Neil Jarman
Google
Apart from lunch in the Orangery, we’ve not been to the Cavendish Hotel for a long time, in fact it was Valentine's 2012, we were the only customers!
Since then the establishment has taken on a new lease of life to the point it is currently The Times “hotel of the year”, so we decided to revisit, and here we are for dinner.
We arrive early to sit out on the patio for a glass of house champagne, enjoying the view and crisp bubbles. The menus arrive and make our choices for three courses that are variable, the other three are set in this six-course tasting menu.
Once seated, bread and other things take nearly 30 minutes to arrive, but the pace improves after that.
Each course is exquisitely presented and tastes fabulous, without exception. Poached cod on a wonderful cream sauce; tomato tartare with rich basil granita; trout expertly sous-vide; beef - tasting more like rib-eye than fillet - with a medley of onions had an incredibly rich trio of sauces.
Pre-desert was a sharp explosion of tastes, grapefruit, basil and lycee, finally either mille-feuille or chocolate marquise, the latter a complex and delightful end to our dinner.

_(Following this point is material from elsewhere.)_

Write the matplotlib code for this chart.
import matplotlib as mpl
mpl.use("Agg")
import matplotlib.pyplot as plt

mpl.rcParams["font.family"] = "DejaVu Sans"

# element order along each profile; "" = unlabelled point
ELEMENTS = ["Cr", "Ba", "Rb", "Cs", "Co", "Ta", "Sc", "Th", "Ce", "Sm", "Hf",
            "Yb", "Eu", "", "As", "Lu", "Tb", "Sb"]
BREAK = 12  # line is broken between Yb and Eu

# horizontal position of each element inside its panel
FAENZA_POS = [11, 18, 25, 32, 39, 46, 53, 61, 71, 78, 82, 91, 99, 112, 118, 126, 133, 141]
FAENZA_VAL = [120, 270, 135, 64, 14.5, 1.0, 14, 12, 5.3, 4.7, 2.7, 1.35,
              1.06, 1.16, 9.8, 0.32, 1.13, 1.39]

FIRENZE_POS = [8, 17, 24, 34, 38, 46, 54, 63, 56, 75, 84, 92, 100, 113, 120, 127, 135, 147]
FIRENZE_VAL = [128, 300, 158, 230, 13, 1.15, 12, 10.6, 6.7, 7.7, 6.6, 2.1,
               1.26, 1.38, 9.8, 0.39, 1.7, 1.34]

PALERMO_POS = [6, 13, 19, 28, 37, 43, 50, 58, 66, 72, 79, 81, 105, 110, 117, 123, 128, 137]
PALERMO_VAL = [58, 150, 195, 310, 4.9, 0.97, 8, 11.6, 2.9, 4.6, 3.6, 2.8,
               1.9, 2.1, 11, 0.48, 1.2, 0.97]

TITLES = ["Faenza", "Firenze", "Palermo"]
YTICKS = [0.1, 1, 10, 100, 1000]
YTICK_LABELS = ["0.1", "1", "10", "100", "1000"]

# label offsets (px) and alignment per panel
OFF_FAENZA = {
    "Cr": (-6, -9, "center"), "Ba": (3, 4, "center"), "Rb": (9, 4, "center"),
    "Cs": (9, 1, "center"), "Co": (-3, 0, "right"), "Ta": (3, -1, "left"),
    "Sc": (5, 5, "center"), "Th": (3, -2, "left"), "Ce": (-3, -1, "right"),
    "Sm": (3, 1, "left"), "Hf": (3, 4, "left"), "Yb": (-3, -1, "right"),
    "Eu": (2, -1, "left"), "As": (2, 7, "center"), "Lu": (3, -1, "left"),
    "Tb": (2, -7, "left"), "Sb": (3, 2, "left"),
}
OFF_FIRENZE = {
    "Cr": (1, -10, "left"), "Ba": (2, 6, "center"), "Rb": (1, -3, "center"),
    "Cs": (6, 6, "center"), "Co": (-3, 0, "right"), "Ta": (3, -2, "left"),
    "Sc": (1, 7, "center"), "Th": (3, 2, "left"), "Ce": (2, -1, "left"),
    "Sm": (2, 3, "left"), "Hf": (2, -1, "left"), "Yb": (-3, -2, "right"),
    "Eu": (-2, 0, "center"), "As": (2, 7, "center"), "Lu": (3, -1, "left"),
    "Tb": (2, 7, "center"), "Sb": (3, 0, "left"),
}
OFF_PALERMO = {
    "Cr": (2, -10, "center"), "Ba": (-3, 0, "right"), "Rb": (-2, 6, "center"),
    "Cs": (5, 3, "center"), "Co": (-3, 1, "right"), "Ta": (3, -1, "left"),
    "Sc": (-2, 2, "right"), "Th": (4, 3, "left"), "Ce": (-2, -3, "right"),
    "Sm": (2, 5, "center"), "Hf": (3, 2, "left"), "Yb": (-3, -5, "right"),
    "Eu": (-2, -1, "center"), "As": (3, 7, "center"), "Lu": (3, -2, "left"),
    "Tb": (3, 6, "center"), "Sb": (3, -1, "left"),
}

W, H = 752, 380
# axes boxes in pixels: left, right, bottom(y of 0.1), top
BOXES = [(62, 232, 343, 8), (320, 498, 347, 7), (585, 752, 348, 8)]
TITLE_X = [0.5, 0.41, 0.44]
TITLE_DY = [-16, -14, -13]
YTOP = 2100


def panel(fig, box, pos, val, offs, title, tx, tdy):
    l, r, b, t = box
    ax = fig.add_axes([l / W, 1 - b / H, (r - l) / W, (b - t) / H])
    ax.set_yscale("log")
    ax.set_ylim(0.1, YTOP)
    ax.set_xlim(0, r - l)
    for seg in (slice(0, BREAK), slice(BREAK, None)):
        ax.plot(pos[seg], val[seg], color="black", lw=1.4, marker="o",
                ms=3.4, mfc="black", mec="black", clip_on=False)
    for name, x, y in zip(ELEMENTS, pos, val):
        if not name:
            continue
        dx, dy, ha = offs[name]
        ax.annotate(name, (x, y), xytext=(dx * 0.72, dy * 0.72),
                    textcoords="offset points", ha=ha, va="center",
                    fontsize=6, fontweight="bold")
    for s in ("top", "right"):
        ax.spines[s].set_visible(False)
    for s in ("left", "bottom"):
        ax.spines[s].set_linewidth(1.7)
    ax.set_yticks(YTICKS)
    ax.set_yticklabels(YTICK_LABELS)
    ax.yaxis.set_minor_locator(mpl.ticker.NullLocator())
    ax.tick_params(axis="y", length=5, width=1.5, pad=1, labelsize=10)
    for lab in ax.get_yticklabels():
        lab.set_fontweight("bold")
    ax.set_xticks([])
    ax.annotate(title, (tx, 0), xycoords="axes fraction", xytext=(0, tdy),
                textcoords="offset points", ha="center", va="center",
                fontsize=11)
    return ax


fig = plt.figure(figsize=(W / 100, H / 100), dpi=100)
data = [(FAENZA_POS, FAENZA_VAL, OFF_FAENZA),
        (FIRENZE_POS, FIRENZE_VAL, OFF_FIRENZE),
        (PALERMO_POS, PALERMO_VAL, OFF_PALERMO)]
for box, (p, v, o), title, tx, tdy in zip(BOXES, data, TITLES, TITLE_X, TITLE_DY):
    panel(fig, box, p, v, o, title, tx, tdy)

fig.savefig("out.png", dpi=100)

We loved the matched wines, very well paired with each course, the beautiful presentation of each course, the acompanying sauces each a gourmet experience themsleves. We felt the service was not quite there, and why oh why should we have to set our own cutlery? (Towards the end of the dinner there was a complete staff change and it is set for the last course.)
With the matched wines it is £129 a head, quite modest compared to some places, and certainly worth every penny.